Mit den Unabhängigkeitsbestrebungen der Katalanen und – in bisher noch geringerem Masse – der Basken sind die alten Probleme zurück. Die Territorialfrage war zu Zeiten der Zweiten Republik in den 1930er Jahren eines der Themen, die letztendlich zum Putsch der Franco-Faschisten, Bürgerkrieg und Diktatur führten. Die Frage der Nationen in Spaniens Peripherie hat bis heute eine ungeahnte Sprengkraft. Die Verfassung von 1978 löste dies mit den Autonomen Regionen nur vorübergehend. Eine dauerhafte Lösung, etwa ein föderales System galt als unmöglich. Die franquistischen Kräfte und Apparate wie Armee und Polizei standen drohend im Hintergrund.

Das „Regime von 1978“ wurde so aus der Angst geboren. Viele Spanier befürchteten nach dem Tod des Diktators einen erneuten bewaffneten Konflikt, sollte sie ihren Wunsch nach all zu großen Veränderungen entschieden verfolgen. Sie begnügten sich mit einer Reform des franquistischen Regimes, statt einem endgültigen Bruch. Der Schwur von König Juan Carlos vor dem franquistischen Scheinparlament auf die Prinzipien der faschistischen Bewegung gehören ebenso zu diesem Übergang, wie die Amnestie für alle franquistischen Verbrechen. Über 100.000 Opfer liegen bis heute irgendwo verscharrt in Massengräbern. Die tragische Geschichte wurde nie aufgearbeitet.

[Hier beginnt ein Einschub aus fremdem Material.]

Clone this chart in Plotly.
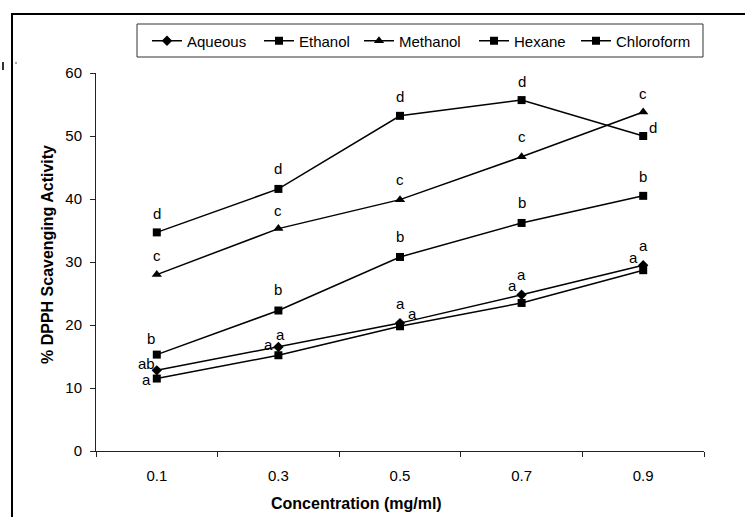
import plotly.graph_objects as go

concentrations = ["0.1", "0.3", "0.5", "0.7", "0.9"]

aqueous = [12.8, 16.5, 20.3, 24.8, 29.5]
ethanol = [11.5, 15.2, 19.8, 23.5, 28.7]
methanol = [28.0, 35.3, 39.9, 46.7, 53.8]
hexane = [15.3, 22.3, 30.8, 36.2, 40.5]
chloroform = [34.7, 41.6, 53.2, 55.7, 50.0]

aqueous_letters = ["ab", "a", "a", "a", "a"]
ethanol_letters = ["a", "a", "a", "a", "a"]
methanol_letters = ["c", "c", "c", "c", "c"]
hexane_letters = ["b", "b", "b", "b", "b"]
chloroform_letters = ["d", "d", "d", "d", "d"]

y_ticks = [0, 10, 20, 30, 40, 50, 60]

x_title = "Concentration (mg/ml)"
y_title = "% DPPH Scavenging Activity"

# label offsets in pixels (style, not data)
aqueous_off = [(-10, 7), (2, 13), (0, 20), (0, 20), (0, 20)]
ethanol_off = [(-10, -1), (-10, 11), (12, 13), (-9, 17), (-10, 13)]
methanol_off = [(0, 19), (0, 18), (0, 20), (0, 20), (0, 19)]
hexane_off = [(-6, 16), (0, 21), (0, 20), (0, 20), (0, 19)]
chloroform_off = [(0, 19), (0, 20), (0, 19), (0, 19), (10, 9)]

# legend entry left positions in pixels (style)
legend_left_px = [147, 259, 359, 474, 576]

FONT = "Liberation Sans, Arial, sans-serif"

series = [
    ("Aqueous", aqueous, "diamond", 8, aqueous_letters, aqueous_off),
    ("Ethanol", ethanol, "square", 8, ethanol_letters, ethanol_off),
    ("Methanol", methanol, "triangle-up", 9, methanol_letters, methanol_off),
    ("Hexane", hexane, "square", 8, hexane_letters, hexane_off),
    ("Chloroform", chloroform, "square", 8, chloroform_letters, chloroform_off),
]

# plot area in pixels: x 96..704, y 73..451
W, H = 745, 517
L, R, T, B = 96, 41, 73, 66
pw, ph = W - L - R, H - T - B

def px(xp):
    return (xp - L) / pw

def py(yp):
    return (H - B - yp) / ph

fig = go.Figure()
annotations = []
legends = {}
for k, (name, vals, sym, size, letters, offs) in enumerate(series):
    lname = "legend" if k == 0 else "legend%d" % (k + 1)
    fig.add_trace(go.Scatter(
        x=concentrations, y=vals, name=name, mode="lines+markers",
        line=dict(color="black", width=1.5),
        marker=dict(symbol=sym, size=size, color="black"),
        legend=lname,
    ))
    legends[lname] = dict(
        orientation="h", x=px(legend_left_px[k]), y=py(41),
        xanchor="left", yanchor="middle",
        borderwidth=0, bgcolor="rgba(0,0,0,0)",
        font=dict(family=FONT, size=15, color="black"),
        itemwidth=30,
    )
    for i, (yv, lt, (dx, dy)) in enumerate(zip(vals, letters, offs)):
        annotations.append(dict(
            x=i, y=yv, xref="x", yref="y", text=lt, showarrow=False,
            xshift=dx, yshift=dy, font=dict(family=FONT, size=15, color="black"),
        ))

annotations.append(dict(
    x=px(356), y=py(503), xref="paper", yref="paper", showarrow=False,
    text="<b>" + x_title + "</b>", xanchor="center", yanchor="middle",
    font=dict(family=FONT, size=16, color="black"),
))
annotations.append(dict(
    x=px(47), y=py(255), xref="paper", yref="paper", showarrow=False,
    text="<b>" + y_title + "</b>", textangle=-90, xanchor="center", yanchor="middle",
    font=dict(family=FONT, size=16, color="black"),
))

shapes = [
    # outer chart frame
    dict(type="rect", xref="paper", yref="paper",
         x0=px(12), x1=px(760), y0=py(530), y1=py(14),
         line=dict(color="black", width=2), fillcolor="rgba(0,0,0,0)"),
    # legend box
    dict(type="rect", xref="paper", yref="paper",
         x0=px(137), x1=px(703), y0=py(57), y1=py(24),
         line=dict(color="#333333", width=1), fillcolor="rgba(0,0,0,0)"),
    dict(type="line", xref="paper", yref="paper",
         x0=px(3), x1=px(3), y0=py(62), y1=py(70),
         line=dict(color="#333333", width=2)),
    dict(type="line", xref="paper", yref="paper",
         x0=px(16), x1=px(16), y0=py(62), y1=py(64),
         line=dict(color="#555555", width=1)),
]

fig.update_layout(
    width=W, height=H,
    margin=dict(l=L, r=R, t=T, b=B, autoexpand=False),
    paper_bgcolor="white", plot_bgcolor="white",
    font=dict(family=FONT, size=15, color="black"),
    showlegend=True,
    annotations=annotations,
    shapes=shapes,
    xaxis=dict(
        type="category", range=[-0.5, 4.5], automargin=False,
        showline=True, linecolor="#222222", linewidth=1,
        ticks="outside", ticklen=5, tickcolor="#222222", tickson="boundaries",
        showgrid=False, zeroline=False,
        tickfont=dict(family=FONT, size=15, color="black"),
        ticklabelstandoff=11,
    ),
    yaxis=dict(
        range=[0, 60], tickvals=y_ticks, automargin=False,
        showline=True, linecolor="#222222", linewidth=1,
        ticks="outside", ticklen=5, tickcolor="#222222",
        showgrid=False, zeroline=False,
        tickfont=dict(family=FONT, size=15, color="black"),
        ticklabelstandoff=5,
    ),
    **legends,
)

fig.write_html("out.html", config={"displayModeBar": False},
               post_script="document.body.style.margin='0px';")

„Wir haben keine Angst“ riefen die Empörten. Sie meinten damit nicht nur die Polizei die die Demonstrationen begleitete und letztendlich kaum eingriff. Sie beziehen sich auf ihre eigene Geschichte, oder besser gesagt auf die ihrer Eltern und Großeltern. Kann eine Gesellschaft jede Generation erneut über eine Verfassung abstimmen, wie dies derzeit viele der nach 1978 geborenen verlangen? Sicher nicht. Doch Spanien wird – der künftigen Stabilität zuliebe – wohl kaum um eine große Verfassungsreform oder gar um einen konstituierenden Prozess herumkommen. „Echte Demokratie – Jetzt!“ lautete das Motto der ersten Großdemonstration der Empörten an jenem 15. Mai 2011.